Sharing mutable data at large scale is an exceedingly difficult problem. In their seminal paper CRDTs: Consistency without concurrency control, Shapiro et al. describe why the CAP theorem demands a give and take between scalability and consistency. In general, CAP requires us to choose between CP and AP. The former requires serializing every write, which doesn’t scale beyond a small cluster. The latter ensures scalability by giving up consistency.
Sharing Data in Centralized Systems
We tend to prefer weaker consistency models because they mean lower latency and higher availability. To highlight this point, consider the fact that the memory models for most programming languages are not serializable by default. More concisely, programs with shared memory are not inherently thread-safe. This is a conscious design decision because enforcing memory serializability incurs a significant latency penalty. Instead, programming languages require explicit memory barriers which can be used around the critical sections which need this property.
For example, the Java memory model uses within-thread as-if-serial semantics. This means the execution of a thread in isolation, regardless of runtime optimizations, is guaranteed to be the same as it would have been had all statements been run in program order. The implication of as-if-serial semantics is that it gives up consistency—different threads can and will have different views of the data. Java requires the use of memory barriers, either through explicit locking or the volatile keyword, in order to establish a happens-before relationship between statements in different threads.
This can be thought of as scaling shared data! We have multiple threads (systems) accessing the same data. While not distributed, many of the same ideas apply. Consistency, by definition, requires linearizability. In multi-threaded programs, we achieve this with mutexes. In distributed systems, we use transactions and distributed locking. Intuitively, both involve performance trade-offs.
Sharing Data in Distributed Systems
Consider a shared, global counter used to measure ad impressions on a website accessed by millions of users around the world.
Traditionally, we might implement this using transactions—get the value, increment it by one, then save it back atomically. The problem is transactions will not scale. In order to guarantee consistency, they must be serialized. This results in high latency and low availability if a lot of writes are occurring. We lose some of the key advantages of distributed systems: parallel computation and availability.
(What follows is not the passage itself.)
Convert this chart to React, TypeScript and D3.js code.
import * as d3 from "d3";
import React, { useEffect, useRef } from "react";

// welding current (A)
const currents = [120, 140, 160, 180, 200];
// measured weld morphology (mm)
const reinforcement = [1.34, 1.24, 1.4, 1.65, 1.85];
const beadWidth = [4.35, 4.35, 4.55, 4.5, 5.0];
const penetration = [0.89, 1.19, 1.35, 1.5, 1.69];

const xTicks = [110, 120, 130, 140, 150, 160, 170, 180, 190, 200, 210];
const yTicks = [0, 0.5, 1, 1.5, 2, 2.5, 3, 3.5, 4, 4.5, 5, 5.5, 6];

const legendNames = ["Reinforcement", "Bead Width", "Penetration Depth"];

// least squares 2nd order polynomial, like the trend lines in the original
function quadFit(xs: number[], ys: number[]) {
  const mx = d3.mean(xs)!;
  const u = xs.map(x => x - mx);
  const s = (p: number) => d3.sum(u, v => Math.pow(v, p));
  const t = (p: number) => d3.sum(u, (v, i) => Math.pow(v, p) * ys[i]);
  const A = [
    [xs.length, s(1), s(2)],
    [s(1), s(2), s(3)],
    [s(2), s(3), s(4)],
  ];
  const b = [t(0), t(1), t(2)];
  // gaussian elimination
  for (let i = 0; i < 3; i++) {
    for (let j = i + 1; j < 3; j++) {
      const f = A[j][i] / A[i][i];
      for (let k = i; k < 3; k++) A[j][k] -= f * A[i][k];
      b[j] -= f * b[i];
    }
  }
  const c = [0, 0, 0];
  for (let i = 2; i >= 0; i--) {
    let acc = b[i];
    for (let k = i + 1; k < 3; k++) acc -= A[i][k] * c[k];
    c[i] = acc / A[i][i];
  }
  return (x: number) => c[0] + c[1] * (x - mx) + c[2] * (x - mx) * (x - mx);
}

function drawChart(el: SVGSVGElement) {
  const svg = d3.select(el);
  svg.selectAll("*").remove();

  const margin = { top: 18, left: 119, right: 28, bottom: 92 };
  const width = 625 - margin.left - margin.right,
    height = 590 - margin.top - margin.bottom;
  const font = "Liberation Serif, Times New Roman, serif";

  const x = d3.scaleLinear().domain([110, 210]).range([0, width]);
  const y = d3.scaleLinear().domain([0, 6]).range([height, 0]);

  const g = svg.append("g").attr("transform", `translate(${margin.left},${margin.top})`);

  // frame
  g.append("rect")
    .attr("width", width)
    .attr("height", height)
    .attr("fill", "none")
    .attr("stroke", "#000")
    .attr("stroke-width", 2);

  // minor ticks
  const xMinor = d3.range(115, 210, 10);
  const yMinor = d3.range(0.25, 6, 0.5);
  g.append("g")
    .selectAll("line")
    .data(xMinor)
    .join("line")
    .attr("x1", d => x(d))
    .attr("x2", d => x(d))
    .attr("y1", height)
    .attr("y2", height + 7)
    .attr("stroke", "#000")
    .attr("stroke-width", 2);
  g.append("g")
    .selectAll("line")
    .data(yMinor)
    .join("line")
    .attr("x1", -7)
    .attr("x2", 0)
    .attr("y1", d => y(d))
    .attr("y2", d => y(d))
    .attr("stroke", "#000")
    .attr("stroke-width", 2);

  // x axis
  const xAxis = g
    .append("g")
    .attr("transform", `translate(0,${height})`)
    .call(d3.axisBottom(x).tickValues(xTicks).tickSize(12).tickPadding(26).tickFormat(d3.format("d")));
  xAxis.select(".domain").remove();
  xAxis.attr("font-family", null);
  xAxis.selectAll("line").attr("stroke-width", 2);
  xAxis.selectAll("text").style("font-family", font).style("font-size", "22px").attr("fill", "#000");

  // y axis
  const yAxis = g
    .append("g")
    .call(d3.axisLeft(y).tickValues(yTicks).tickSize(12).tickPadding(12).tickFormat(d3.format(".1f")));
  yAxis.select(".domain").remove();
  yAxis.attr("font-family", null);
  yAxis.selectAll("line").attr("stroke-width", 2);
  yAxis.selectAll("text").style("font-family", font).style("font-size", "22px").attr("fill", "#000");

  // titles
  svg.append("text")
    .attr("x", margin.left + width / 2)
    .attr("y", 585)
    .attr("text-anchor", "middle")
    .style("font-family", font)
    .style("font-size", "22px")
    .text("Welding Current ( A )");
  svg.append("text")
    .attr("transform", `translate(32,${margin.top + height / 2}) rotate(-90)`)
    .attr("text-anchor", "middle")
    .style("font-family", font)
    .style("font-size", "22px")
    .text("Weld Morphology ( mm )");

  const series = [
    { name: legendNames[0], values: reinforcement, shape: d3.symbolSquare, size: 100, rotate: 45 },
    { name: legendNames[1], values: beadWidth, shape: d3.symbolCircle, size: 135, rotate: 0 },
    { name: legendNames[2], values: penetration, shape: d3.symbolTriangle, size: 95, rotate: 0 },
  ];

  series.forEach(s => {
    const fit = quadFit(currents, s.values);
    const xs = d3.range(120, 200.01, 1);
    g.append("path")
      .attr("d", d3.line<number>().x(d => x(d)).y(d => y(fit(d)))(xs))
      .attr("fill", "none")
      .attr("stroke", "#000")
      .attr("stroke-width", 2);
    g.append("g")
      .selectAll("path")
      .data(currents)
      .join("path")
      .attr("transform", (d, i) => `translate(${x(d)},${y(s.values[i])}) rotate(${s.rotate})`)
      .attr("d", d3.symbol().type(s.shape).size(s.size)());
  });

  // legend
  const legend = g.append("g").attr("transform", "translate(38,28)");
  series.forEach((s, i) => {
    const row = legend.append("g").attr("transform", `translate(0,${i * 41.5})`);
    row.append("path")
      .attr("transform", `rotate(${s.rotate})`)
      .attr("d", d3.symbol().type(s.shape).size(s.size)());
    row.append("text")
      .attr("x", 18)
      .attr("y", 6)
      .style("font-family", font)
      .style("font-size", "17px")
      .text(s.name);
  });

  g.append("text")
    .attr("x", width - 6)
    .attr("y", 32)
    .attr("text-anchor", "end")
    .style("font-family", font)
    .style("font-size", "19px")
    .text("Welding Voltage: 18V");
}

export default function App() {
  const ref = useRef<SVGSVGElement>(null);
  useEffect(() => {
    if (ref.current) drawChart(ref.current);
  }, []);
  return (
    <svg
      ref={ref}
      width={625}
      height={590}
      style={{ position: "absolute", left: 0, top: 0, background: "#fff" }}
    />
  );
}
So CAP makes it difficult to scale mutable, shared data. How do we do it then? There are several different strategies, each with their own pros and cons.
Scaling shared read-only data is easy using replication techniques. This means the simplest solution for sharing data in a distributed system is to use immutable data. If we don’t have to worry about writes, then scaling is trivial. Unfortunately, this isn’t always possible, but if your use case allows for it, it’s the best option.
From a set of conflicting writes, LWW selects the one with the most recent timestamp. Clock drift happens, so LWW will inevitably lead to data loss with enough concurrent writes. It’s critical to accept this reality, but it’s often acceptable for some use cases. LWW trades consistency for availability.
Application-Level Conflict Resolution
Often times, the best way to ensure safety is by resolving write conflicts at the application level. When there are conflicting writes on a piece of data, applications can apply business rules to determine the canonical update. An example of this is Riak’s application-side conflict resolution strategy.
Rather than relying on LWW, which has a high probability of data loss, we can use the causal relationships between writes in order to determine which one to apply. Unlike timestamps, which attempt to provide a total order, causal ordering establishes a partial order. We can approximate a causal ordering by using techniques like Lamport timestamps or vector clocks. By storing a causal history with each write and reading that history before each write, we can make informed decisions on the correctness of updates. The trade-off here is the added overhead of storing this additional metadata and the extra round trip.
Distributed Data Types
CRDTs, or convergent/commutative replicated data types, are the new, up-and-coming solution for scaling shared data, but they aren’t at all new. In fact, the theory behind CRDTs has been in use for hundreds of years. CRDTs are grounded in mathematics. Operations or updates on a CRDT always converge. Because the operations must be commutative, associative, and idempotent, they can be applied in any order and the outcome will always be the same. This means we don’t care about causal ordering—it doesn’t matter.
CRDTs are generally modeled after common data structures like sets, maps, lists, and counters, just in a distributed sense. What they provide us are highly available, eventually consistent data structures in which we don’t have to worry about write coordination.
Aside from the operation requirements, the other drawback of CRDTs is that they require knowledge of all clients. Each client has a replica of the CRDT, so the global state is determined by merging them. And although CRDTs can be applied to a wide variety of use cases, they typically require some interpretation and specialization of common data structures. These interpretations tend to be more limited in capability.
Scaling mutable data is hard. On the other hand, scaling immutable data is easy, so if you can get away with it, do it. There are a number of ways to approach the problem, but as with anything, it all comes down to your use case. The solutions are all about trade-offs—namely the trade-off between consistency and availability. Use weakly consistent models when you can because they afford you high availability and low latency, and rely on stronger models only when absolutely necessary. Do what makes sense for your system.